# [YOUR GOAL]
Drop every picture. Then return, exactly, the lines from the beginning of the listing below through the one containing "Chart.register(...registerables);".

# [INFORMATION PROVIDED]
━━━━━━
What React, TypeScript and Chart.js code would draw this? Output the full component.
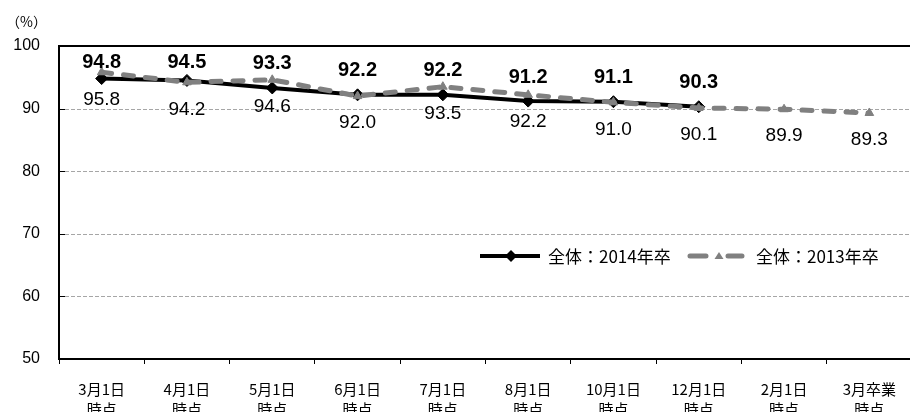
import React, { useEffect, useRef } from "react";
import { Chart, registerables } from "chart.js";

Chart.register(...registerables);

const categories: string[][] = [
  ["3月1日", "時点"],
  ["4月1日", "時点"],
  ["5月1日", "時点"],
  ["6月1日", "時点"],
  ["7月1日", "時点"],
  ["8月1日", "時点"],
  ["10月1日", "時点"],
  ["12月1日", "時点"],
  ["2月1日", "時点"],
  ["3月卒業", "時点"],
];
const series2014: (number | null)[] = [94.8, 94.5, 93.3, 92.2, 92.2, 91.2, 91.1, 90.3, null, null];
const series2013: number[] = [95.8, 94.2, 94.6, 92.0, 93.5, 92.2, 91.0, 90.1, 89.9, 89.3];
const label2014 = "全体：2014年卒";
const label2013 = "全体：2013年卒";
const yMin = 50;
const yMax = 100;
const yStep = 10;
const unitLabel = "（%）";

const JP = '"Noto Sans CJK JP", "Noto Sans", sans-serif';
const NUM = '"Liberation Sans", Arial, sans-serif';
const GRAY = "#808080";

const decorPlugin = {
  id: "decor",
  beforeDatasetsDraw(chart: any) {
    const { ctx, chartArea, scales } = chart;
    const y = scales.y;
    ctx.save();
    y.ticks.forEach((t: any) => {
      const py = Math.round(y.getPixelForValue(t.value)) + 0.5;
      if (t.value === yMin) return;
      ctx.beginPath();
      if (t.value === yMax) {
        ctx.setLineDash([]);
        ctx.strokeStyle = "#000";
        ctx.lineWidth = 2;
        ctx.moveTo(chartArea.left, py - 0.5);
        ctx.lineTo(chartArea.right, py - 0.5);
      } else {
        ctx.setLineDash([4, 2]);
        ctx.strokeStyle = "#a6a6a6";
        ctx.lineWidth = 1;
        ctx.moveTo(chartArea.left, py);
        ctx.lineTo(chartArea.right, py);
      }
      ctx.stroke();
      ctx.setLineDash([]);
      ctx.strokeStyle = "#000";
      ctx.lineWidth = 1;
      ctx.beginPath();
      ctx.moveTo(chartArea.left, py);
      ctx.lineTo(chartArea.left + 6, py);
      ctx.stroke();
    });
    ctx.restore();
  },
  afterDatasetsDraw(chart: any) {
    const { ctx, chartArea } = chart;
    ctx.save();
    const m14 = chart.getDatasetMeta(0);
    const m13 = chart.getDatasetMeta(1);
    ctx.textAlign = "center";
    ctx.textBaseline = "middle";
    ctx.fillStyle = "#000";
    ctx.font = `bold 20px ${NUM}`;
    m14.data.forEach((p: any, i: number) => {
      const v = series2014[i];
      if (v == null) return;
      const ty = Math.max(p.y - 24, chartArea.top + 16);
      ctx.fillText(v.toFixed(1), p.x, ty);
    });
    ctx.font = `19px ${NUM}`;
    m13.data.forEach((p: any, i: number) => {
      const v = series2013[i];
      ctx.fillText(v.toFixed(1), p.x, p.y + 27);
    });

    ctx.textAlign = "left";
    ctx.font = `14px ${JP}`;
    ctx.fillText(unitLabel, 6, 22);

    const ly = 256;
    ctx.strokeStyle = "#000";
    ctx.lineWidth = 4;
    ctx.setLineDash([]);
    ctx.beginPath();
    ctx.moveTo(480, ly);
    ctx.lineTo(540, ly);
    ctx.stroke();
    ctx.fillStyle = "#000";
    ctx.beginPath();
    ctx.moveTo(511, ly - 6);
    ctx.lineTo(517, ly);
    ctx.lineTo(511, ly + 6);
    ctx.lineTo(505, ly);
    ctx.closePath();
    ctx.fill();
    ctx.font = `17px ${JP}`;
    ctx.textBaseline = "middle";
    ctx.fillText(label2014, 548, ly + 1);

    ctx.strokeStyle = GRAY;
    ctx.lineWidth = 5;
    ctx.lineCap = "round";
    ctx.beginPath();
    ctx.moveTo(690, ly);
    ctx.lineTo(706, ly);
    ctx.moveTo(728, ly);
    ctx.lineTo(742, ly);
    ctx.stroke();
    ctx.fillStyle = GRAY;
    ctx.beginPath();
    ctx.moveTo(719, ly - 4);
    ctx.lineTo(723.5, ly + 3);
    ctx.lineTo(714.5, ly + 3);
    ctx.closePath();
    ctx.fill();
    ctx.fillStyle = "#000";
    ctx.fillText(label2013, 756, ly + 1);
    ctx.restore();
  },
};

export default function App() {
  const ref = useRef<HTMLCanvasElement>(null);
  useEffect(() => {
    if (!ref.current) return;
    const chart = new Chart(ref.current, {
      type: "line",
      data: {
        labels: categories,
        datasets: [
          {
            label: label2014,
            data: series2014,
            borderColor: "#000",
            backgroundColor: "#000",
            borderWidth: 4,
            pointStyle: "rectRot",
            pointRadius: 6,
            pointBackgroundColor: "#000",
            pointBorderColor: "#000",
            pointBorderWidth: 1,
            tension: 0,
            spanGaps: false,
            order: 1,
          },
          {
            label: label2013,
            data: series2013,
            borderColor: GRAY,
            backgroundColor: GRAY,
            borderWidth: 5,
            borderDash: [10, 12],
            borderCapStyle: "round",
            pointStyle: "triangle",
            pointRadius: 5,
            pointBackgroundColor: GRAY,
            pointBorderColor: GRAY,
            pointBorderWidth: 1,
            tension: 0,
            order: 0,
          },
        ],
      },
      options: {
        animation: false,
        responsive: false,
        devicePixelRatio: 1,
        layout: { padding: { top: 46, left: 0, right: 0, bottom: 0 } },
        plugins: {
          legend: { display: false },
          tooltip: { enabled: false },
        },
        scales: {
          x: {
            type: "category",
            offset: true,
            grid: {
              display: true,
              drawOnChartArea: false,
              drawTicks: true,
              tickLength: 5,
              tickColor: "#000",
              tickWidth: 1,
              offset: true,
            },
            border: { display: true, color: "#000", width: 2 },
            ticks: {
              color: "#000",
              font: { family: JP, size: 15, lineHeight: 1.33 },
              padding: 15,
              maxRotation: 0,
              autoSkip: false,
            },
            afterFit: (s: any) => {
              s.height = 53;
            },
          },
          y: {
            min: yMin,
            max: yMax,
            grid: { display: false, drawTicks: false },
            border: { display: true, color: "#000", width: 2 },
            ticks: {
              stepSize: yStep,
              color: "#000",
              font: { family: NUM, size: 16 },
              padding: 19,
            },
            afterFit: (s: any) => {
              s.width = 59;
            },
          },
        },
      },
      plugins: [decorPlugin],
    } as any);
    return () => chart.destroy();
  }, []);
  return (
    <div
      style={{
        position: "fixed",
        left: 0,
        top: 0,
        width: 910,
        height: 412,
        overflow: "hidden",
        background: "#fff",
      }}
    >
      <canvas ref={ref} width={919} height={412} style={{ display: "block" }} />
    </div>
  );
}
━━━━━━
# [RESULT OF THE EXERCISE]
What React, TypeScript and Chart.js code would draw this? Output the full component.
import React, { useEffect, useRef } from "react";
import { Chart, registerables } from "chart.js";

Chart.register(...registerables);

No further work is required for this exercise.